The advantage of this setting is that consecutive threads are bound close together, so that communication overhead, cache line invalidation overhead, and page thrashing are minimized. If the application also had a number of parallel regions that did not use all of the available OpenMP threads, you should avoid binding multiple threads to the same core, leaving other cores not utilized.

For a more detailed description of KMP_AFFINITY, please refer to Intel® C++ developer guide.

### KMP_BLOCKTIME

#### Recommended settings for non-CNN→ KMP_BLOCKTIME=1 (user should verify empirically)

usage (shell)

export KMP_BLOCKTIME=0 (or 1)

tf_cnn_benchmarks usage (shell)

OMP_NUM_THREADS=<number of physical cores per socket> python tf_cnn_benchmarks.py --num_intra_threads=<number of physical cores per socket>  --num_inter_threads=<number of sockets> --data_format=NCHW --kmp_affinity=granularity=fine,compact,1,0 --kmp_blocktime=0( or 1)

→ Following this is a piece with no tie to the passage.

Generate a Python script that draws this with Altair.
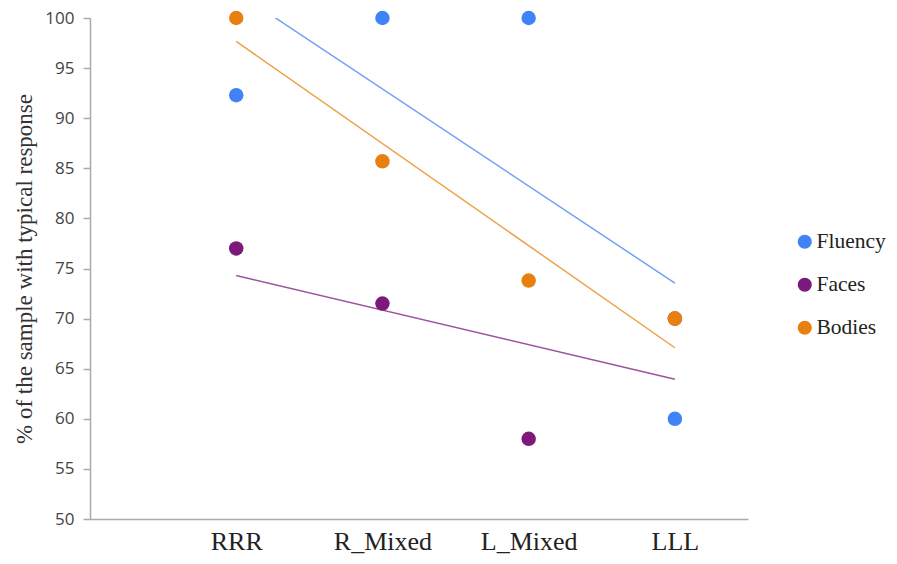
import altair as alt
import pandas as pd

categories = ["RRR", "R_Mixed", "L_Mixed", "LLL"]
series = ["Fluency", "Faces", "Bodies"]
fluency = [92.3, 100, 100, 60]
faces = [77, 71.5, 58, 70]
bodies = [100, 85.7, 73.8, 70]
colors = ["#3f83f7", "#7b1a7b", "#e8800f"]

rows = []
for s, vals in zip(series, [fluency, faces, bodies]):
    for i, (c, v) in enumerate(zip(categories, vals)):
        rows.append({"series": s, "order": series.index(s), "idx": i + 1, "cat": c, "value": v})
df = pd.DataFrame(rows)

label_expr = "{" + ",".join(f"'{i+1}':'{c}'" for i, c in enumerate(categories)) + "}[datum.value] || ''"

xenc = alt.X("idx:Q", scale=alt.Scale(domain=[0, 4.5], nice=False, zero=False),
             axis=alt.Axis(values=[1, 2, 3, 4], labelExpr=label_expr, title=None, grid=False,
                           ticks=False, domainColor="#aaaaaa", domainWidth=1.5,
                           labelFont="Liberation Serif", labelFontSize=26, labelColor="#222222",
                           labelBaseline="alphabetic", labelPadding=30))
yenc = alt.Y("value:Q", scale=alt.Scale(domain=[50, 100], nice=False, zero=False),
             axis=alt.Axis(values=list(range(50, 101, 5)), title="% of the sample with typical response",
                           grid=False, domainColor="#aaaaaa", domainWidth=1.5, tickColor="#aaaaaa",
                           tickSize=7, tickWidth=1.5, labelFont="Open Sans", labelFontSize=17,
                           labelColor="#444444", labelPadding=9,
                           titleFont="Liberation Serif", titleFontSize=23, titleFontWeight="normal",
                           titleColor="#333333", titlePadding=8))
color = alt.Color("series:N", scale=alt.Scale(domain=series, range=colors),
                  legend=alt.Legend(title=None, orient="none", legendX=704, legendY=213, padding=0,
                                    symbolType="circle", symbolSize=200, symbolStrokeWidth=0,
                                    symbolOpacity=1,
                                    labelFont="Liberation Serif", labelFontSize=21.5,
                                    labelColor="#222222", rowPadding=20, labelOffset=1))

lines = alt.Chart(df).transform_regression("idx", "value", groupby=["series"]).mark_line(
    strokeWidth=1.5, clip=True).encode(x=xenc, y=yenc, color=color, opacity=alt.value(0.75))

points = alt.Chart(df).mark_circle(size=210, opacity=1).encode(
    x=xenc, y=yenc, color=color, order=alt.Order("order:Q"))

chart = alt.layer(lines, points).properties(
    width=658, height=501,
    autosize=alt.AutoSizeParams(type="none"),
    padding={"left": 82, "top": 10, "right": 141, "bottom": 37},
).configure_view(stroke=None).configure_legend(labelFont="Liberation Serif")

chart.save("out.html", embed_options={"renderer": "svg", "actions": False})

This environment variable sets the time, in milliseconds, that a thread should wait, after completing the execution of a parallel region, before sleeping. The default value is 200ms.

After completing the execution of a parallel region, threads wait for new parallel work to become available. After a certain time has elapsed, they stop waiting, and sleep. Sleeping allows the threads to be used, until more parallel work becomes available, by non-OpenMP threaded code that may execute between parallel regions, or by other applications. A small KMP_BLOCKTIME value may offer better overall performance if application contains non-OpenMP threaded code that executes between parallel regions. A larger KMP_BLOCKTIME value may be more appropriate if threads are to be reserved solely for use for OpenMP execution, but may penalize other concurrently-running OpenMP or threaded applications. It is suggested to be set to 0 for convolutional neural network (CNN) based models.

### KMP_SETTINGS

Usage (shell)

export KMP_SETTINGS=TRUE

This environment variable enables (TRUE) or disables (FALSE) the printing of OpenMP run-time library environment variables during program execution.